## INFORMATION SUPPLIED
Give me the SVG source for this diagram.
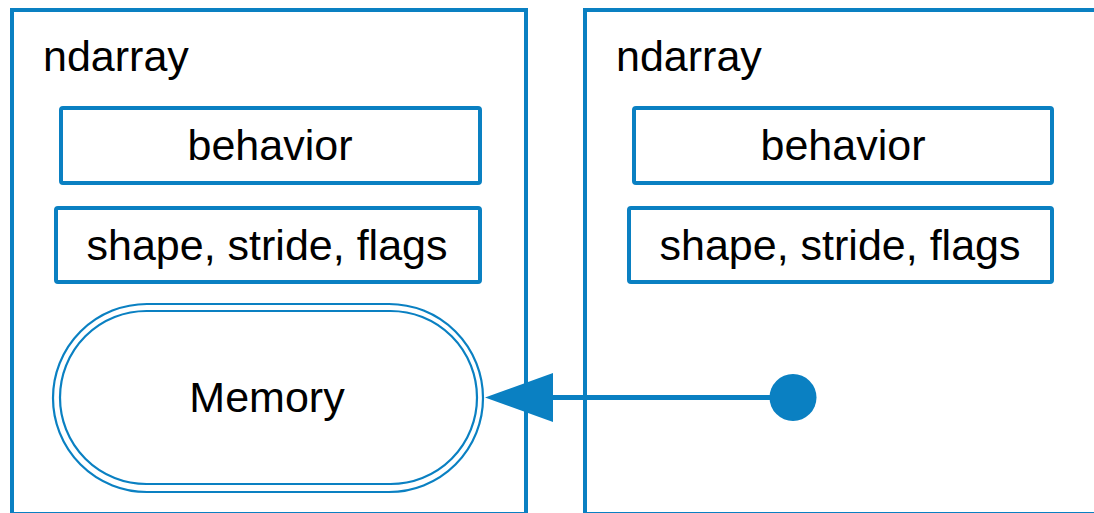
<svg xmlns="http://www.w3.org/2000/svg" width="1094" height="513" viewBox="0 0 1094 513">
  <style>
    .frame { fill: #ffffff; stroke: #0a80c2; stroke-width: 4; }
    .field { fill: #ffffff; stroke: #0a80c2; stroke-width: 4; }
    .pill { fill: none; stroke: #0a80c2; stroke-width: 2.2; }
    .label { font-family: "Liberation Sans", Arial, sans-serif; font-size: 43px; fill: #000000; }
    .mid { text-anchor: middle; }
    .link { stroke: #0a80c2; stroke-width: 5; fill: none; }
  </style>
  <rect width="1094" height="513" fill="#ffffff"/>

  <!-- left array object -->
  <g id="ndarray-left">
    <rect class="frame" x="12" y="10" width="514" height="504"/>
    <text class="label" x="43" y="71">ndarray</text>
  </g>
  <g id="behavior-left">
    <rect class="field" x="61" y="108" width="419" height="75" rx="2"/>
    <text class="label mid" x="270" y="160">behavior</text>
  </g>
  <g id="meta-left">
    <rect class="field" x="56" y="208" width="424" height="74" rx="2"/>
    <text class="label mid" x="267" y="260">shape, stride, flags</text>
  </g>
  <g id="memory">
    <rect class="pill" x="53" y="304" width="430" height="188" rx="94" ry="94"/>
    <rect class="pill" x="60" y="311" width="417" height="173" rx="86.5" ry="86.5"/>
    <text class="label mid" x="267" y="412">Memory</text>
  </g>

  <!-- right array object (view) -->
  <g id="ndarray-right">
    <rect class="frame" x="585" y="10" width="520" height="504"/>
    <text class="label" x="616" y="71">ndarray</text>
  </g>
  <g id="behavior-right">
    <rect class="field" x="634" y="108" width="418" height="75" rx="2"/>
    <text class="label mid" x="843" y="160">behavior</text>
  </g>
  <g id="meta-right">
    <rect class="field" x="629" y="208" width="423" height="74" rx="2"/>
    <text class="label mid" x="840" y="260">shape, stride, flags</text>
  </g>

  <!-- data pointer from the view to the shared memory -->
  <g id="connectors">
    <line class="link" x1="793" y1="397.5" x2="552" y2="397.5"/>
    <path d="M485,397.5 L553,373 L553,422 Z" fill="#0a80c2"/>
    <circle cx="793" cy="397.5" r="23.5" fill="#0a80c2"/>
  </g>
</svg>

## WHAT THE TASK REQUIRES
Return the listing above word for word, with the pictures removed.

## OUTPUT FOR THIS EXERCISE
Give me the SVG source for this diagram.
<svg xmlns="http://www.w3.org/2000/svg" width="1094" height="513" viewBox="0 0 1094 513">
  <style>
    .frame { fill: #ffffff; stroke: #0a80c2; stroke-width: 4; }
    .field { fill: #ffffff; stroke: #0a80c2; stroke-width: 4; }
    .pill { fill: none; stroke: #0a80c2; stroke-width: 2.2; }
    .label { font-family: "Liberation Sans", Arial, sans-serif; font-size: 43px; fill: #000000; }
    .mid { text-anchor: middle; }
    .link { stroke: #0a80c2; stroke-width: 5; fill: none; }
  </style>
  <rect width="1094" height="513" fill="#ffffff"/>

  <!-- left array object -->
  <g id="ndarray-left">
    <rect class="frame" x="12" y="10" width="514" height="504"/>
    <text class="label" x="43" y="71">ndarray</text>
  </g>
  <g id="behavior-left">
    <rect class="field" x="61" y="108" width="419" height="75" rx="2"/>
    <text class="label mid" x="270" y="160">behavior</text>
  </g>
  <g id="meta-left">
    <rect class="field" x="56" y="208" width="424" height="74" rx="2"/>
    <text class="label mid" x="267" y="260">shape, stride, flags</text>
  </g>
  <g id="memory">
    <rect class="pill" x="53" y="304" width="430" height="188" rx="94" ry="94"/>
    <rect class="pill" x="60" y="311" width="417" height="173" rx="86.5" ry="86.5"/>
    <text class="label mid" x="267" y="412">Memory</text>
  </g>

  <!-- right array object (view) -->
  <g id="ndarray-right">
    <rect class="frame" x="585" y="10" width="520" height="504"/>
    <text class="label" x="616" y="71">ndarray</text>
  </g>
  <g id="behavior-right">
    <rect class="field" x="634" y="108" width="418" height="75" rx="2"/>
    <text class="label mid" x="843" y="160">behavior</text>
  </g>
  <g id="meta-right">
    <rect class="field" x="629" y="208" width="423" height="74" rx="2"/>
    <text class="label mid" x="840" y="260">shape, stride, flags</text>
  </g>

  <!-- data pointer from the view to the shared memory -->
  <g id="connectors">
    <line class="link" x1="793" y1="397.5" x2="552" y2="397.5"/>
    <path d="M485,397.5 L553,373 L553,422 Z" fill="#0a80c2"/>
    <circle cx="793" cy="397.5" r="23.5" fill="#0a80c2"/>
  </g>
</svg>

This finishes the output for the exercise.